◆ **Work to do**
Retype exactly the lines from the first one through the line with "plt.rcParams['mathtext.rm'] = 'Liberation", including both ends; skip any pictures.

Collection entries
Start
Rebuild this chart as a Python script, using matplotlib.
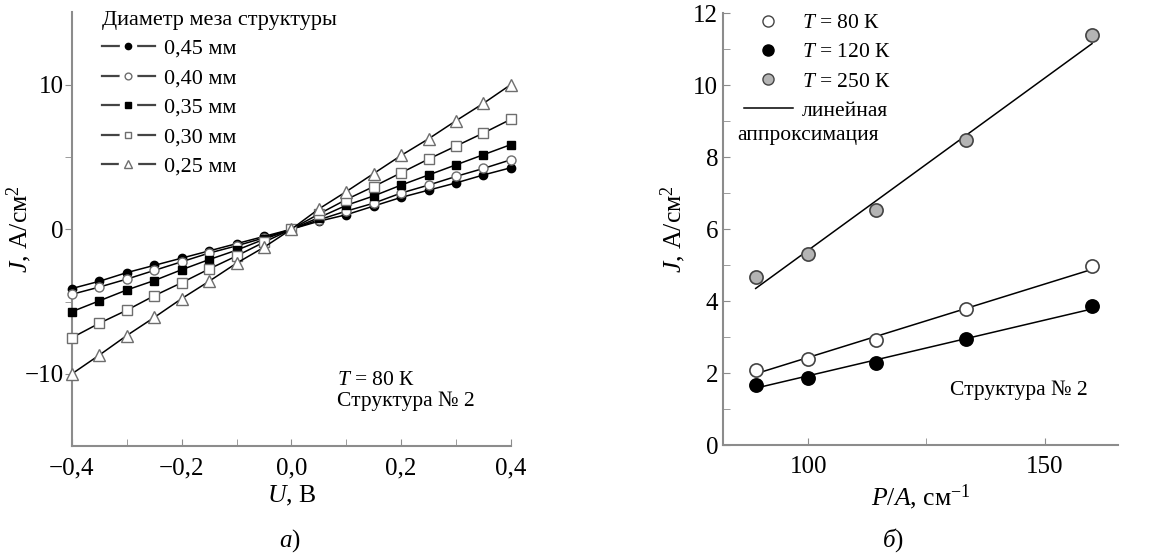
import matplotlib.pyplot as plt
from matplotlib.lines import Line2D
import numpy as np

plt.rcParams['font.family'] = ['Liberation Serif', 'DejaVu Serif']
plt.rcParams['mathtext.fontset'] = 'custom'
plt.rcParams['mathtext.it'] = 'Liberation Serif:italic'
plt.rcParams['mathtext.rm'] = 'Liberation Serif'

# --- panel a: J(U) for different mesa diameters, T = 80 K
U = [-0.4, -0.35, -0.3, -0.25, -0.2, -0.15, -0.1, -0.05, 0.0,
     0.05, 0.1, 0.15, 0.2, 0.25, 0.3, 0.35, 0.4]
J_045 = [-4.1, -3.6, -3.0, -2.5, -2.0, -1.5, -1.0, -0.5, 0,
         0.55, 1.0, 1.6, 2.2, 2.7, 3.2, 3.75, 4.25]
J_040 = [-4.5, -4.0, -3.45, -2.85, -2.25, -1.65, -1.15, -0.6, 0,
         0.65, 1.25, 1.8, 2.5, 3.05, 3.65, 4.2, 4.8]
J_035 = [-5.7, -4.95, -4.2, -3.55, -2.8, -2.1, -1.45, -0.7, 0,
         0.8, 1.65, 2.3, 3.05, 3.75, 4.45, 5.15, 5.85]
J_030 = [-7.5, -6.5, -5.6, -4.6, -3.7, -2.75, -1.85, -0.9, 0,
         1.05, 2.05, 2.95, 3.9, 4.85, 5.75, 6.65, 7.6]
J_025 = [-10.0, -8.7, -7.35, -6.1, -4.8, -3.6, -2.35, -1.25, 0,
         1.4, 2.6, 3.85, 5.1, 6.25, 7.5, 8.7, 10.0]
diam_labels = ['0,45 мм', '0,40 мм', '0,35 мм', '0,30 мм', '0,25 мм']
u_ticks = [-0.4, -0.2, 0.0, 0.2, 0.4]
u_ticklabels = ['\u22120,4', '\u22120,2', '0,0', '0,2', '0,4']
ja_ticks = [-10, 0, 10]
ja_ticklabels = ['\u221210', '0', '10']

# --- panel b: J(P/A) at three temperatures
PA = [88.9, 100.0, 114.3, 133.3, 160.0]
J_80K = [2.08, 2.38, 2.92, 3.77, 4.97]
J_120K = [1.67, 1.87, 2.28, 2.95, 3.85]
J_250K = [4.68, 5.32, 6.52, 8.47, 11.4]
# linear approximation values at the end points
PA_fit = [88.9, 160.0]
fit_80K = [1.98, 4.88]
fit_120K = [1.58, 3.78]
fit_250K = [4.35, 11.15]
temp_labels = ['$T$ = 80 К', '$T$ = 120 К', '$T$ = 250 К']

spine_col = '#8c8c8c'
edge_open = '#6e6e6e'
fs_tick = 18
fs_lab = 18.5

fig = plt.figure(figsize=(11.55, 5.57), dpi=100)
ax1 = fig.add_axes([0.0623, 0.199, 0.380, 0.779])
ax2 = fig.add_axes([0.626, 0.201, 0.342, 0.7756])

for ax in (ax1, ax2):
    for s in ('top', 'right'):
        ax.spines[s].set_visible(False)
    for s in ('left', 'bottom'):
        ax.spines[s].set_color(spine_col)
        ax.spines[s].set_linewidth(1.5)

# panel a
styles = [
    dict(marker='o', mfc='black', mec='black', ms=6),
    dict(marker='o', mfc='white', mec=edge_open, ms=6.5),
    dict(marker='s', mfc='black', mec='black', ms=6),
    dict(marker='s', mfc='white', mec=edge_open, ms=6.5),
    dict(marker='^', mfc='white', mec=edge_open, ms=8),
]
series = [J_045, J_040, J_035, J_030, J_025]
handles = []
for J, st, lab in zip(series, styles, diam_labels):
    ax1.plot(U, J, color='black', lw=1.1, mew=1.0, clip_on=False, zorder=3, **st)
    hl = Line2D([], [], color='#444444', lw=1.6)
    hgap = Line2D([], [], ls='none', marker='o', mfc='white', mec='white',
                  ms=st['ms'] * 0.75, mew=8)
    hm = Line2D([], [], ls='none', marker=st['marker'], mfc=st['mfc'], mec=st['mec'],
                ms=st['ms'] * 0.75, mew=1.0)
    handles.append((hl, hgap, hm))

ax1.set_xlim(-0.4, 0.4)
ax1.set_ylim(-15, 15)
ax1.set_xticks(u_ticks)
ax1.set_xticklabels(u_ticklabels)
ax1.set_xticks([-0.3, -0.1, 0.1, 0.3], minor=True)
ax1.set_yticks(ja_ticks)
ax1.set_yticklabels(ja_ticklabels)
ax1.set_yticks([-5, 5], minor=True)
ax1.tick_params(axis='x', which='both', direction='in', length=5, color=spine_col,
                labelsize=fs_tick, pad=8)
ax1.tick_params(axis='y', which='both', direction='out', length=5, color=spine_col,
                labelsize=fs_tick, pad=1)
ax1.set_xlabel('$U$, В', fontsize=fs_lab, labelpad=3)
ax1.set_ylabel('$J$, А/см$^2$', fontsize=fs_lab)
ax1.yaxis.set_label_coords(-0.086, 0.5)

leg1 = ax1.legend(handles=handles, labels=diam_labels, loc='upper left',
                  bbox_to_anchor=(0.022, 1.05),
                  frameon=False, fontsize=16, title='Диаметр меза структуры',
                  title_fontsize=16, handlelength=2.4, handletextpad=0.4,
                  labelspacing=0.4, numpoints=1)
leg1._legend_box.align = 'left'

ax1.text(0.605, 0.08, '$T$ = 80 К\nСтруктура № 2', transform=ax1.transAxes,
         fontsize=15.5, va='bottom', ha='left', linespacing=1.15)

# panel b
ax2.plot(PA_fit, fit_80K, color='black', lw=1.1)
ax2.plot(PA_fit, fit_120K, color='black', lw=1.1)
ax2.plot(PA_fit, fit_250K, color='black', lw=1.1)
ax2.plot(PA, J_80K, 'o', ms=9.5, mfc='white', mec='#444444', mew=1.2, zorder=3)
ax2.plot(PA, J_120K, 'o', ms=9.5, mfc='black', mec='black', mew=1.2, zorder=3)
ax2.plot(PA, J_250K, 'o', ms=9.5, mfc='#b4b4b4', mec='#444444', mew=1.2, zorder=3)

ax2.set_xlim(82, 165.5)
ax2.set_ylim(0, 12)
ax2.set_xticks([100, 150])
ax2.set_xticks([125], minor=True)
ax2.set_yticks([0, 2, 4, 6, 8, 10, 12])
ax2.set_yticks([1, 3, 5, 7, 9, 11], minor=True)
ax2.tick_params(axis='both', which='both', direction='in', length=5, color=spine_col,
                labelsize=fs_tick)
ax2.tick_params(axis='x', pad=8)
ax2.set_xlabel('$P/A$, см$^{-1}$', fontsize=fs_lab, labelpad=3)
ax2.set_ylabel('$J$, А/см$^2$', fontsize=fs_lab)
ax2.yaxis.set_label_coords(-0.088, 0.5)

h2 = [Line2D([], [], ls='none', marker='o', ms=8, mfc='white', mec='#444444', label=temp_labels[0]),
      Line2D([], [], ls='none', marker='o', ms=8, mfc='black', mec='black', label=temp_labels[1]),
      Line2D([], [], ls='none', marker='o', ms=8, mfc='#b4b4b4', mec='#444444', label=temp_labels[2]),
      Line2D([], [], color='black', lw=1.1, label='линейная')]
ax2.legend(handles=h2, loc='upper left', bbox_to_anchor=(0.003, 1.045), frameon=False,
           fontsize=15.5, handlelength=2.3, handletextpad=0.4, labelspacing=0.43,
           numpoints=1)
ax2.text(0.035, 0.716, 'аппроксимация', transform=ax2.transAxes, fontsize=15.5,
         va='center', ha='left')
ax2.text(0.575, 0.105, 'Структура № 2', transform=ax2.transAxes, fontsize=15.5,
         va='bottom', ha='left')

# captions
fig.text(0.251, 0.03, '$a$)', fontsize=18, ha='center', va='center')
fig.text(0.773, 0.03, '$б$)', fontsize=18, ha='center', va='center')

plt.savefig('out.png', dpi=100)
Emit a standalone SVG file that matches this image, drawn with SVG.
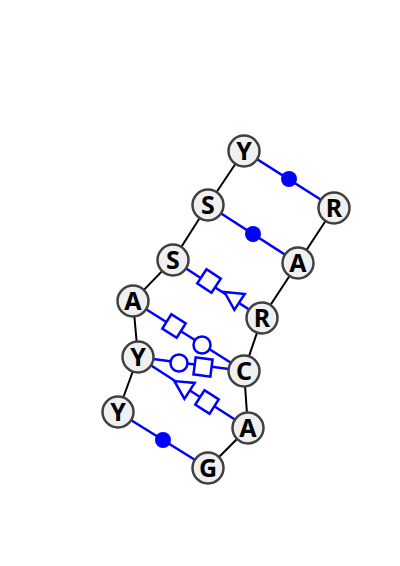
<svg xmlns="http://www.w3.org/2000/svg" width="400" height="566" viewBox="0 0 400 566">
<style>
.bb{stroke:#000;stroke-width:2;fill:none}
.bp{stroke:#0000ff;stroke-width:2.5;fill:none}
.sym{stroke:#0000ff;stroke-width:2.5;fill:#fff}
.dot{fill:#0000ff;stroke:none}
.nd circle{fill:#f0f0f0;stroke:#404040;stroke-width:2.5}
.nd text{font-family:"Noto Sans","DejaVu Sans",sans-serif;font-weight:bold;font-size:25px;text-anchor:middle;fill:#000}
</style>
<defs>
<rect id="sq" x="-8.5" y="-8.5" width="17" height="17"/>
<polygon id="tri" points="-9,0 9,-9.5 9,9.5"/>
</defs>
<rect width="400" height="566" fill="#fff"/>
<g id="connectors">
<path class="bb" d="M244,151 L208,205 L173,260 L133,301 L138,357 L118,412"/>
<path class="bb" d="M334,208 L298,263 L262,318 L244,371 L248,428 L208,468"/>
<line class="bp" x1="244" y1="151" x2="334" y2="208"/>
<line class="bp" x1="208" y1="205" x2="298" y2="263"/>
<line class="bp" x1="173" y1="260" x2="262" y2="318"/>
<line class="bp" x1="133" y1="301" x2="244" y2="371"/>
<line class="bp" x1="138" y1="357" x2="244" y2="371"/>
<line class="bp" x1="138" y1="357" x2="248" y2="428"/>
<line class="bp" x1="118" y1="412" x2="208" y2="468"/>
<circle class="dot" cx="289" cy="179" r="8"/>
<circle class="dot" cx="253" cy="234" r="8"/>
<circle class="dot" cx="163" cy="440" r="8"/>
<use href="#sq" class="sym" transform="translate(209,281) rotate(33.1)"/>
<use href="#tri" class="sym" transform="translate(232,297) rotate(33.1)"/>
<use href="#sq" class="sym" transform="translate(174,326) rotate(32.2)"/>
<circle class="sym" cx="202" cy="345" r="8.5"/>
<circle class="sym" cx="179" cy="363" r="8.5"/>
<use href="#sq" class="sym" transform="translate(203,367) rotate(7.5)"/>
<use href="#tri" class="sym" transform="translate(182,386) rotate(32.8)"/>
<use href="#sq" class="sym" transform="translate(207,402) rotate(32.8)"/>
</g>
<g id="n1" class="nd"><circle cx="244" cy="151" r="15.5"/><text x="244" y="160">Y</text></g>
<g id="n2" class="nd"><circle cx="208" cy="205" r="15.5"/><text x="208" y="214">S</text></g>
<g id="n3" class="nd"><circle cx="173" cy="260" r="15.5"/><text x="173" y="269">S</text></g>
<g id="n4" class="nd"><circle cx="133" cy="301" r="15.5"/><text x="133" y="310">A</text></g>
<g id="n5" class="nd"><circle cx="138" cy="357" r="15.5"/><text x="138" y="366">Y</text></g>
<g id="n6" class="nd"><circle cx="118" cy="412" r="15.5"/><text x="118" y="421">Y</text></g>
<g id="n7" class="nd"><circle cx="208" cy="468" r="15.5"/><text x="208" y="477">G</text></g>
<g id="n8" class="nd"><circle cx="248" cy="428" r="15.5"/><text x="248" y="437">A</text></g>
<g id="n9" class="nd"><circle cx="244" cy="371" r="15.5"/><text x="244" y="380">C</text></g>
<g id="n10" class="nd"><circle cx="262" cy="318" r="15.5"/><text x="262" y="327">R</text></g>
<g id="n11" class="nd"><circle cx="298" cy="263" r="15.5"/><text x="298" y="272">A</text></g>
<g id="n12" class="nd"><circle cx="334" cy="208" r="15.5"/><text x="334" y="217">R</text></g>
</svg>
End
◆ **Completed task**
Rebuild this chart as a Python script, using matplotlib.
import matplotlib.pyplot as plt
from matplotlib.lines import Line2D
import numpy as np

plt.rcParams['font.family'] = ['Liberation Serif', 'DejaVu Serif']
plt.rcParams['mathtext.fontset'] = 'custom'
plt.rcParams['mathtext.it'] = 'Liberation Serif:italic'
plt.rcParams['mathtext.rm'] = 'Liberation Serif'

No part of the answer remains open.